Yes, there is always weather, but it is May, and we should be seeing the occasional trough passage and airmass change just to keep things interesting.  Instead, it's been slim pickins for quite a while.

That will change tonight and tomorrow.  This morning, we have an upper level trough moving into the western United States.

Today will be warm with perhaps some high-based convection with a slight chance of thunder and local gusty winds.  Late tonight and tomorrow, cooler air pushes into northern Utah, bringing showers and an increased chance of thunder.

Rain would feel oh so good.  KSLC observed .24" on May first, but since then, hasn't recorded measurable rain.  If we get a good shower, make like Tim Robbins in the Shawshank Redemption.


  1. Do the forecast models include any data on current soil moisture conditions and such? It seems like for warm-season precipitation forecasts this could be an important factor in areas like the Great Basin where atmospheric moisture advection is very limited.
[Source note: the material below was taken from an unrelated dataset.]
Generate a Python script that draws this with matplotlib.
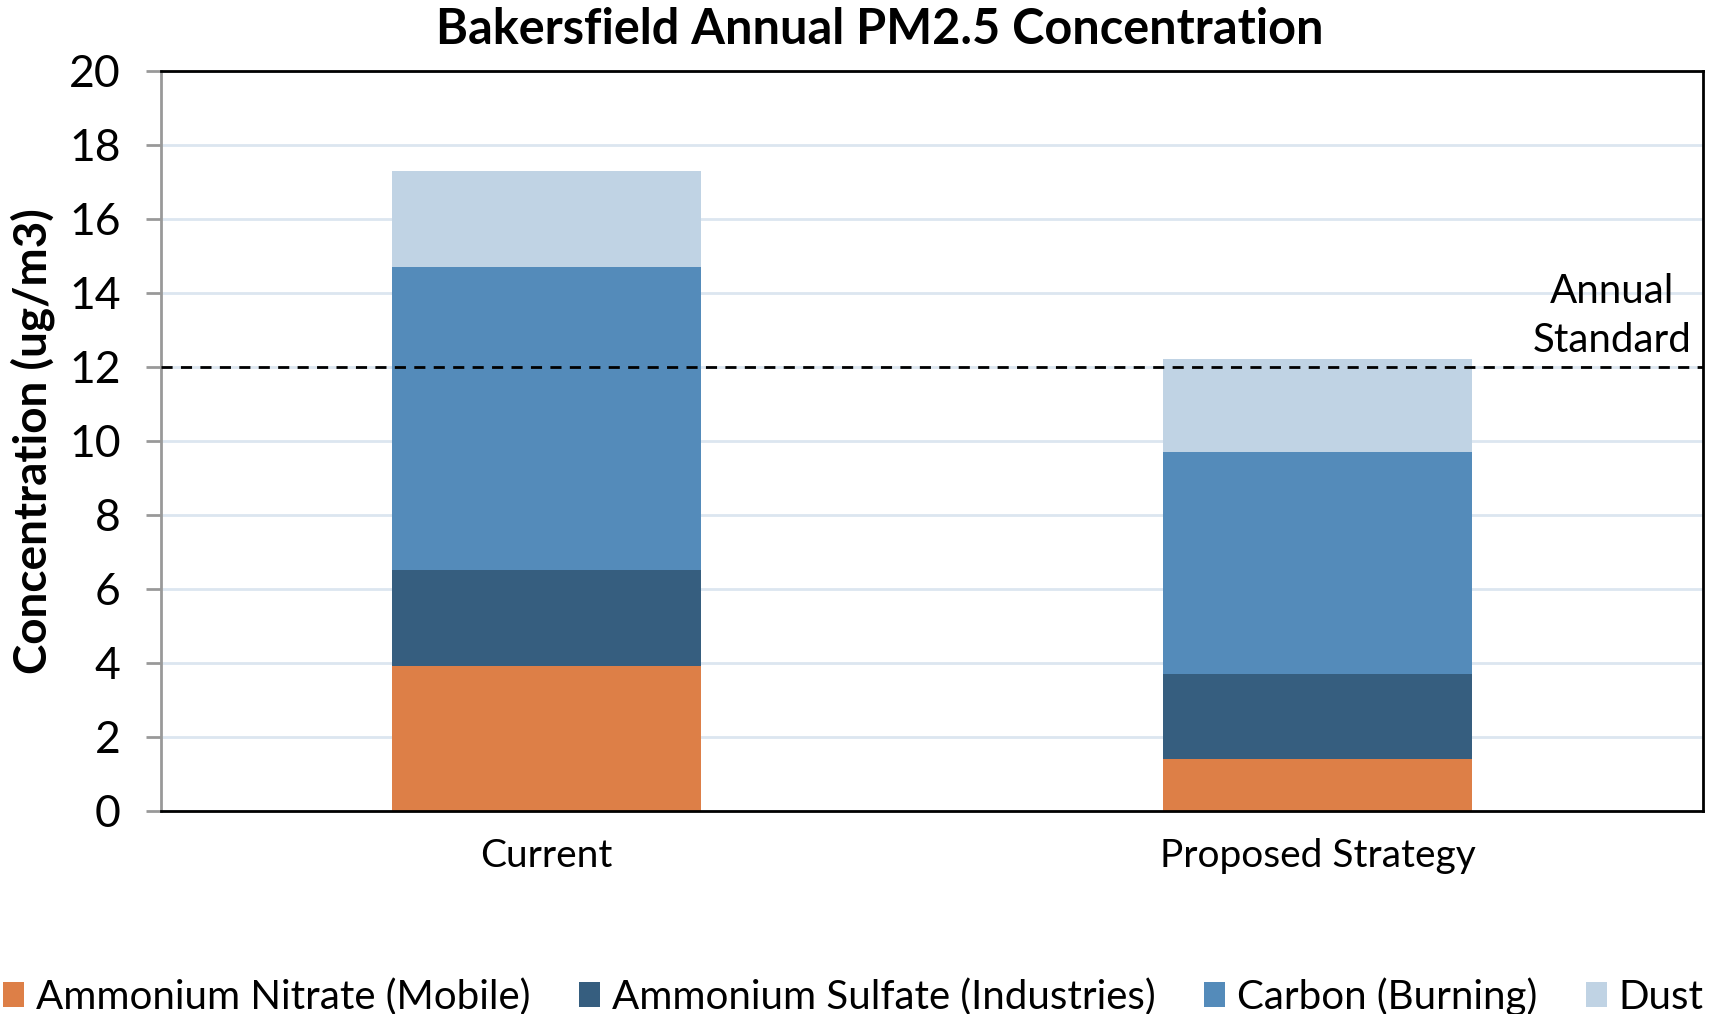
import matplotlib.pyplot as plt
import numpy as np

plt.rcParams['font.family'] = ['Lato', 'DejaVu Sans']

categories = ['Current', 'Proposed Strategy']
series_names = ['Ammonium Nitrate (Mobile)', 'Ammonium Sulfate (Industries)',
                'Carbon (Burning)', 'Dust']
nitrate = [3.9, 1.4]
sulfate = [2.6, 2.3]
carbon = [8.2, 6.0]
dust = [2.6, 2.5]
standard = 12
colors = ['#DD7F47', '#365E7F', '#548BBA', '#C0D3E4']

fig = plt.figure(figsize=(17.19, 10.14), dpi=100)
ax = fig.add_axes([0.0937, 0.2005, 0.8970, 0.7298])

x = np.arange(len(categories))
bottom = np.zeros(len(categories))
for name, vals, c in zip(series_names, [nitrate, sulfate, carbon, dust], colors):
    ax.bar(x, vals, width=0.4, bottom=bottom, color=c, label=name, zorder=2)
    bottom += np.array(vals)

ax.axhline(standard, color='black', linestyle=(0, (4, 3)), linewidth=2, zorder=3)
ax.text(0.941, 13.36, 'Annual\nStandard', transform=ax.get_yaxis_transform(),
        ha='center', va='center', fontsize=29, linespacing=1.4)

ax.set_xlim(-0.5, 1.5)
ax.set_ylim(0, 20)
ax.set_yticks(range(0, 21, 2))
ax.yaxis.grid(True, color='#DCE6F0', linewidth=2, zorder=0)
ax.set_axisbelow(True)
ax.set_xticks(x)
ax.set_xticklabels(categories)
ax.tick_params(axis='x', length=0, pad=20, labelsize=28)
ax.tick_params(axis='y', length=11, width=2, color='#999999', pad=18, labelsize=32)

for side in ['top', 'right', 'bottom']:
    ax.spines[side].set_color('black')
    ax.spines[side].set_linewidth(2)
ax.spines['left'].set_color('#999999')
ax.spines['left'].set_linewidth(2)

ax.set_ylabel('Concentration (ug/m3)', fontsize=33, fontweight='bold', labelpad=10)
fig.text(0.5115, 0.971, 'Bakersfield Annual PM2.5 Concentration', fontsize=35,
         fontweight='bold', ha='center', va='center')

fig.legend(loc='center', bbox_to_anchor=(0.4965, 0.0175), ncol=4, frameon=False,
           fontsize=29, handlelength=0.52, handleheight=0.6, handletextpad=0.3,
           columnspacing=1.2, borderpad=0, borderaxespad=0)

fig.savefig('out.png', dpi=100)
If you have, say, a quarter or half inch worth of existing moisture near the surface available for evaporation on a given day, you will have a lot better precipitation potential than if the soil surface is completely dry. If this is not factored in, maybe it would be fairly easy to establish several regional measurement points to add something like this to a model.

    1. David

      The NAM and GFS include land-surface models (LSMs) that predict soil moisture, soil temperature, etc. The LSM plays an important role in calculating moisture fluxes to the atmosphere from evaporation and transpiration.

      That's the good news. The bad news is that there are not a lot of reliable soil moisture observations, precipitation inputs to the model are problematic, soil is poorly characterized, etc. Thus, the LSM can be an important source of model error.


  2. Good to know. One thing that originally got me thinking about the importance of this was the very wet month of June in 2009. We had a prolonged series of closed lows and relatively weak upper-level systems, which did not appear to bring in much moisture from the Pacific and most of them had little impact as they initially moved onshore. However, there appeared to be a gradual accumulation of moisture within the Great Basin region which was recycled and led to widespread convective showers during most of the month. Would be nice to see that happen again but I am not holding my breath.